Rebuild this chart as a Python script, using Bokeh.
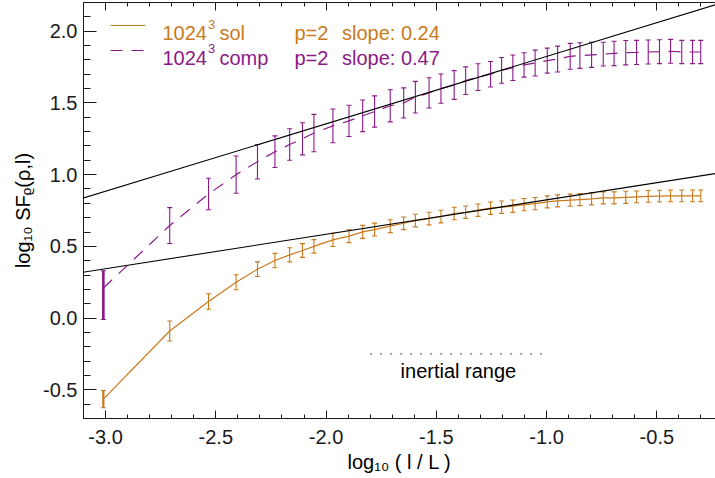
import math
from bokeh.plotting import figure
from bokeh.models import (Range1d, LinearAxis, SingleIntervalTicker, PrintfTickFormatter,
                          CustomJSTickFormatter, Whisker, TeeHead, ColumnDataSource, Slope,
                          Label, Arrow)
from bokeh.embed import file_html
from bokeh.resources import INLINE

# ---------------- data ----------------
log_l = [-3.010, -2.709, -2.533, -2.408, -2.311, -2.232, -2.165, -2.107, -2.055, -1.969,
         -1.896, -1.834, -1.780, -1.709, -1.648, -1.595, -1.533, -1.479, -1.419, -1.367,
         -1.311, -1.254, -1.204, -1.153, -1.102, -1.052, -0.997, -0.950, -0.893, -0.849,
         -0.796, -0.743, -0.694, -0.641, -0.592, -0.539, -0.488, -0.438, -0.387, -0.338,
         -0.301]

sf_sol = [-0.565, -0.090, 0.116, 0.250, 0.341, 0.401, 0.441, 0.471, 0.500, 0.545,
          0.571, 0.601, 0.617, 0.641, 0.661, 0.680, 0.694, 0.708, 0.729, 0.738,
          0.752, 0.766, 0.773, 0.780, 0.791, 0.798, 0.810, 0.817, 0.822, 0.826,
          0.831, 0.838, 0.838, 0.842, 0.845, 0.848, 0.850, 0.852, 0.852, 0.852,
          0.852]
sf_sol_err = [0.060, 0.070, 0.054, 0.052, 0.051, 0.050, 0.049, 0.048, 0.047, 0.046,
              0.045, 0.045, 0.045, 0.045, 0.044, 0.044, 0.044, 0.044, 0.044, 0.043,
              0.043, 0.043, 0.043, 0.043, 0.043, 0.043, 0.042, 0.042, 0.042, 0.042,
              0.042, 0.042, 0.042, 0.042, 0.041, 0.041, 0.041, 0.041, 0.041, 0.041,
              0.041]

sf_comp = [0.210, 0.645, 0.865, 1.000, 1.090, 1.160, 1.210, 1.250, 1.290, 1.340,
           1.375, 1.410, 1.440, 1.480, 1.500, 1.540, 1.570, 1.600, 1.625, 1.655,
           1.680, 1.700, 1.727, 1.745, 1.765, 1.778, 1.795, 1.806, 1.825, 1.830,
           1.835, 1.840, 1.845, 1.850, 1.852, 1.855, 1.857, 1.860, 1.855, 1.855,
           1.855]
sf_comp_err_up = [0.120, 0.125, 0.110, 0.130, 0.120, 0.110, 0.110, 0.112, 0.130, 0.118,
                  0.109, 0.110, 0.109, 0.112, 0.105, 0.110, 0.105, 0.102, 0.100, 0.096,
                  0.093, 0.089, 0.090, 0.089, 0.085, 0.090, 0.087, 0.090, 0.090, 0.089,
                  0.087, 0.083, 0.085, 0.085, 0.084, 0.084, 0.083, 0.083, 0.081, 0.081,
                  0.081]
sf_comp_err_dn = [0.220] + sf_comp_err_up[1:]

series_names = ["sol", "comp"]
resolution = 1024
p_order = 2
fit_slopes = [0.24, 0.47]
fit_intercepts = [1.064, 2.294]

inertial_range = [-1.8, -1.0]
inertial_level = -0.25

x_ticks_interval = 0.5
y_ticks_interval = 0.5
x_title = "log\u2081\u2080 ( l / L )"
y_title = "log\u2081\u2080 SF\u1d68(\u03c1,l)"

# ---------------- style ----------------
ORANGE = "#C97A1C"
PURPLE = "#8B1A89"
FONT = "Liberation Sans"
W, H = 715, 478
FL, FB = 83, 418   # frame left / bottom in page pixels

def sx(px):
    return px - FL

def sy(py):
    return FB - py

p = figure(width=W, height=H, x_range=Range1d(-3.1, -0.234), y_range=Range1d(-0.7, 2.2),
           output_backend="svg", toolbar_location=None,
           min_border_left=FL, min_border_right=0, min_border_top=2, min_border_bottom=H - FB)
p.grid.visible = False
p.outline_line_color = None
p.background_fill_color = "white"
p.border_fill_color = "white"

AX = "#1a1a1a"
for ax in p.xaxis:
    ax.ticker = SingleIntervalTicker(interval=x_ticks_interval, num_minor_ticks=5)
    ax.formatter = PrintfTickFormatter(format="%.1f")
    ax.major_tick_in = 8; ax.major_tick_out = 0
    ax.minor_tick_in = 4; ax.minor_tick_out = 0
    ax.major_label_standoff = 11
    ax.axis_label = x_title
    ax.axis_label_standoff = 4
for ax in p.yaxis:
    ax.ticker = SingleIntervalTicker(interval=y_ticks_interval, num_minor_ticks=5)
    ax.formatter = PrintfTickFormatter(format="%.1f")
    ax.major_tick_in = 13; ax.major_tick_out = 0
    ax.minor_tick_in = 7; ax.minor_tick_out = 0
    ax.major_label_standoff = 6
    ax.axis_label = y_title
    ax.axis_label_standoff = 6
for ax in list(p.xaxis) + list(p.yaxis):
    ax.major_label_text_font = FONT
    ax.major_label_text_font_size = "20px"
    ax.major_label_text_color = AX
    ax.axis_label_text_font = FONT
    ax.axis_label_text_font_size = "20px"
    ax.axis_label_text_font_style = "normal"
    ax.axis_label_text_color = "black"
    ax.axis_line_color = AX
    ax.major_tick_line_color = AX
    ax.minor_tick_line_color = AX

top = LinearAxis(ticker=SingleIntervalTicker(interval=x_ticks_interval, num_minor_ticks=5),
                 formatter=CustomJSTickFormatter(code="return ''"),
                 major_tick_in=8, major_tick_out=0, minor_tick_in=4, minor_tick_out=0,
                 major_label_standoff=0, major_label_text_font_size="1px",
                 axis_line_color=AX, major_tick_line_color=AX, minor_tick_line_color=AX)
p.add_layout(top, "above")

# ---------------- fits ----------------
for g, b in zip(fit_slopes, fit_intercepts):
    p.add_layout(Slope(gradient=g, y_intercept=b, line_color="black", line_width=1.1))

# ---------------- series ----------------
src_sol = ColumnDataSource(dict(x=log_l, y=sf_sol,
                                lo=[v - e for v, e in zip(sf_sol, sf_sol_err)],
                                hi=[v + e for v, e in zip(sf_sol, sf_sol_err)]))
src_comp = ColumnDataSource(dict(x=log_l, y=sf_comp,
                                 lo=[v - e for v, e in zip(sf_comp, sf_comp_err_dn)],
                                 hi=[v + e for v, e in zip(sf_comp, sf_comp_err_up)]))

p.line("x", "y", source=src_sol, line_color=ORANGE, line_width=1.2)
p.line("x", "y", source=src_comp, line_color=PURPLE, line_width=1.2, line_dash="12 9")

for src, col in ((src_sol, ORANGE), (src_comp, PURPLE)):
    p.add_layout(Whisker(base="x", lower="lo", upper="hi", source=src, dimension="height",
                         line_color=col, line_width=1.1,
                         upper_head=TeeHead(size=5, line_color=col, line_width=1.1),
                         lower_head=TeeHead(size=5, line_color=col, line_width=1.1)))
# thicker first error bars
d0s = src_sol.data; d0c = src_comp.data
p.segment(x0=[d0s["x"][0]], x1=[d0s["x"][0]], y0=[d0s["lo"][0]], y1=[d0s["hi"][0]],
          line_color=ORANGE, line_width=2.2)
p.segment(x0=[d0c["x"][0]], x1=[d0c["x"][0]], y0=[d0c["lo"][0]], y1=[d0c["hi"][0]],
          line_color=PURPLE, line_width=2.6)

# inertial range
p.line(inertial_range, [inertial_level, inertial_level], line_color="#444444",
       line_width=1.0, line_dash="2 8")
p.add_layout(Label(x=sum(inertial_range) / 2, y=inertial_level, y_offset=-17,
                   text="inertial range", text_align="center", text_baseline="alphabetic",
                   text_font=FONT, text_font_size="20px", text_color="black"))

# ---------------- legend ----------------
rows = [(25, 32.5, ORANGE, None), (50, 57, PURPLE, "12 9")]
for (ly, by, col, dash), name, slope in zip(rows, series_names, fit_slopes):
    arr = Arrow(x_start=sx(110), y_start=sy(ly), x_end=sx(145), y_end=sy(ly),
                start_units="screen", end_units="screen", end=None, start=None,
                line_color=col, line_width=1.2)
    if dash:
        arr.line_dash = dash
    p.add_layout(arr)
    for txt, x0, yb, fs in ((str(resolution), 162, by, "20px"), ("3", 207.5, by - 9, "13px"),
                            (name, 219, by, "20px"), (f"p={p_order}", 294, by, "20px"),
                            (f"slope: {slope:.2f}", 341.5, by, "20px")):
        p.add_layout(Label(x=sx(x0), y=sy(yb), x_units="screen", y_units="screen", text=txt,
                           text_font=FONT, text_font_size=fs, text_color=col,
                           text_baseline="alphabetic", text_align="left"))

open("out.html", "w").write(file_html(p, INLINE))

------------------------------------

STATED EXERCISE
Repeat, word for word and with no pictures, only the lines running from the beginning of the data to the line that contains "from bokeh.resources import INLINE".

EXERCISE RESPONSE
Rebuild this chart as a Python script, using Bokeh.
import math
from bokeh.plotting import figure
from bokeh.models import (Range1d, LinearAxis, SingleIntervalTicker, PrintfTickFormatter,
                          CustomJSTickFormatter, Whisker, TeeHead, ColumnDataSource, Slope,
                          Label, Arrow)
from bokeh.embed import file_html
from bokeh.resources import INLINE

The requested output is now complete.